Something like a this in the subject line: "PRODUCTION - Node Down (Source: Viewpoint, Type: Node-2-03)" instead of "PRODUCTION - Node Down (Source: Viewpoint, Type: Node)"
The subject line for node alert emails is still the same in Viewpoint 15.00. Even though the Node Resources portlet changed, the alerting infrastructure behind the alerting didn't really change much as part of this release.
How about the status of disks (up or down, I currently have to use sysval to see what disk is down. Having to go 2 places uses up more time and I would like one stop shopping if possible....
The "Viewpoint" user collects necessary information from the Teradata Systems as part of VP DCS services. So, is it safe to assume that Teradata Customer will always see a Viewpoint User in Active Sessions for the Query Monitor portlet across all the VP managed TD systems. If Yes, for high metrics usage by VP user (Like CPU, IO etc), what can be considered as a major factors ?
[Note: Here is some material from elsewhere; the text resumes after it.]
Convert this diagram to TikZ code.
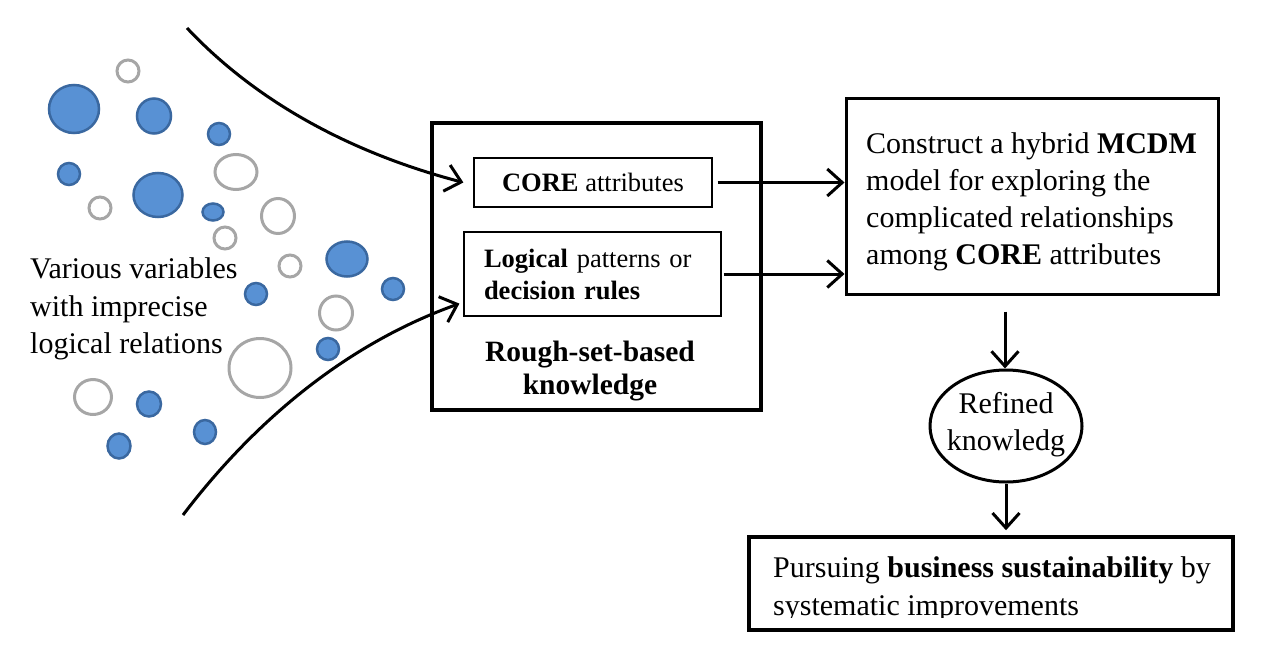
\documentclass[tikz,border=0pt]{standalone}
\usepackage{fontspec}
\setmainfont{Liberation Serif}
\usetikzlibrary{arrows.meta,shapes.geometric,calc}
\definecolor{bfill}{RGB}{88,145,212}
\definecolor{bdraw}{RGB}{58,104,160}
\definecolor{gring}{RGB}{166,166,166}
\tikzset{
  bdot/.style={draw=bdraw,fill=bfill,line width=2.5pt},
  gdot/.style={draw=gring,line width=3pt},
  thickbox/.style={draw,line width=3.5pt,inner sep=0pt},
  thinbox/.style={draw,line width=1.2pt,inner sep=0pt},
  flow/.style={line width=3pt,-{Straight Barb[length=15pt,width=27pt,line width=3pt]}},
  bigtext/.style={font=\fontsize{30}{37.5}\selectfont,align=left,inner sep=0pt},
}
\begin{document}
\begin{tikzpicture}[x=1pt,y=-1pt]
\useasboundingbox (0,0) rectangle (1277,656);
% blue dots
\draw[bdot] (74,109) ellipse [x radius=25, y radius=24];
\draw[bdot] (154,116) ellipse [x radius=17, y radius=17.5];
\draw[bdot] (219,134) circle [radius=11];
\draw[bdot] (69,174) circle [radius=11];
\draw[bdot] (158,195) ellipse [x radius=24.5, y radius=22];
\draw[bdot] (213,212) ellipse [x radius=10.5, y radius=8.5];
\draw[bdot] (347,259) ellipse [x radius=20.5, y radius=17.5];
\draw[bdot] (256,294) circle [radius=11];
\draw[bdot] (393,289) circle [radius=11];
\draw[bdot] (328,349) circle [radius=11];
\draw[bdot] (149,404) ellipse [x radius=12, y radius=12.5];
\draw[bdot] (119,446) ellipse [x radius=11.5, y radius=12.5];
\draw[bdot] (205,432) ellipse [x radius=11, y radius=12];
% grey rings
\draw[gdot] (128,71) circle [radius=11];
\draw[gdot] (236,172) ellipse [x radius=21, y radius=17.5];
\draw[gdot] (100,208) circle [radius=11];
\draw[gdot] (278,216) ellipse [x radius=16.5, y radius=17.5];
\draw[gdot] (225,238) circle [radius=11];
\draw[gdot] (290,266) circle [radius=11];
\draw[gdot] (336,313) ellipse [x radius=16.5, y radius=17];
\draw[gdot] (260,368) ellipse [x radius=31, y radius=29.5];
\draw[gdot] (93,397) ellipse [x radius=18.5, y radius=17.5];
% left label
\node[bigtext,anchor=base west] (vars) at (30,278) {Various variables};
\node[bigtext,anchor=base west] (vars2) at (30,316) {with imprecise};
\node[bigtext,anchor=base west] (vars3) at (30,353) {logical relations};
% rough set box
\node[thickbox,minimum width=329,minimum height=287] (rough) at (596.5,266.5) {};
\node[thinbox,minimum width=238,minimum height=49,font=\fontsize{26.5}{25}\selectfont] (core) at (593,182.5) {\textbf{CORE} attributes};
\node[thinbox,minimum width=257,minimum height=84,align=left,text width=217,inner xsep=20pt,font=\fontsize{26.5}{32}\selectfont] (logical) at (592.5,274) {\textbf{Logical} patterns or\\\textbf{decision rules}};
\node[align=center,inner sep=0pt,font=\fontsize{29.5}{33}\selectfont\bfseries] (rlabel) at (590,371) {Rough-set-based\\knowledge};
% MCDM
\node[draw,line width=3pt,minimum width=372,minimum height=196,inner sep=0pt] (mcdm) at (1032,196) {};
\node[bigtext,anchor=base west] (m1) at (866,153) {Construct a hybrid \textbf{MCDM}};
\node[bigtext,anchor=base west] (m2) at (866,190) {model for exploring the};
\node[bigtext,anchor=base west] (m3) at (866,227) {complicated relationships};
\node[bigtext,anchor=base west] (m4) at (866,264) {among \textbf{CORE} attributes};
% ellipse
\node[draw,ellipse,line width=3pt,minimum width=152,minimum height=112,inner sep=0pt] (refined) at (1006,426) {};
\node[inner sep=0pt,align=center,font=\fontsize{30}{37}\selectfont] (rtext) at (1006,425) {Refined\\knowledg};
% bottom box
\node[thickbox,minimum width=484,minimum height=93] (goal) at (991,583.5) {};
\begin{scope}
\clip (749,537) rectangle (1233,617);
\node[bigtext,anchor=base west] (gtext) at (773,577) {Pursuing \textbf{business sustainability} by};
\node[bigtext,anchor=base west] (gtext2) at (773,615) {systematic improvements};
\end{scope}
% funnel curves
\coordinate (ftop) at (187,28);
\coordinate (fbot) at (183,515);
\draw[flow] (ftop) .. controls (250,95) and (340,150) .. ([xshift=-10pt]core.west);
\draw[flow] (fbot) .. controls (240,440) and (330,350) .. ($(logical.south west)+(-4,-13)$);
% arrows
\draw[flow] ([xshift=5pt]core.east) -- (core.east -| mcdm.west);
\draw[flow] ([xshift=2pt]logical.east) -- (logical.east -| mcdm.west);
\coordinate (mdown) at ($(mcdm.south)+(-27,16)$);
\draw[flow] (mdown) -- (mdown |- refined.north);
\draw[flow] (refined.south) -- ($(refined.south |- goal.north)+(0,-5)$);
\end{tikzpicture}
\end{document}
The "Viewpoint" user collects data by running SQL (DBC/SQL partition) and running PM/API commands (MONITOR partition). You could see up to 4 connections on the DBC/SQL partition and 2 connections on the MONITOR partition due to the use of connection pooling. These connections will certainly be active at times when collection is occurring, but might not always be active. If you see high CPU or I/O usage from this user I'm assuming it will be on the DBC/SQL partition. If this does occur, you can use DBQL to determine what query is causing the higher than expected utilization and open a support incident. All of the testing and validation we have done with customers indicates Viewpoint should use less than 1% (and hopefully less than 0.5% of the system resources) to collect the data it needs.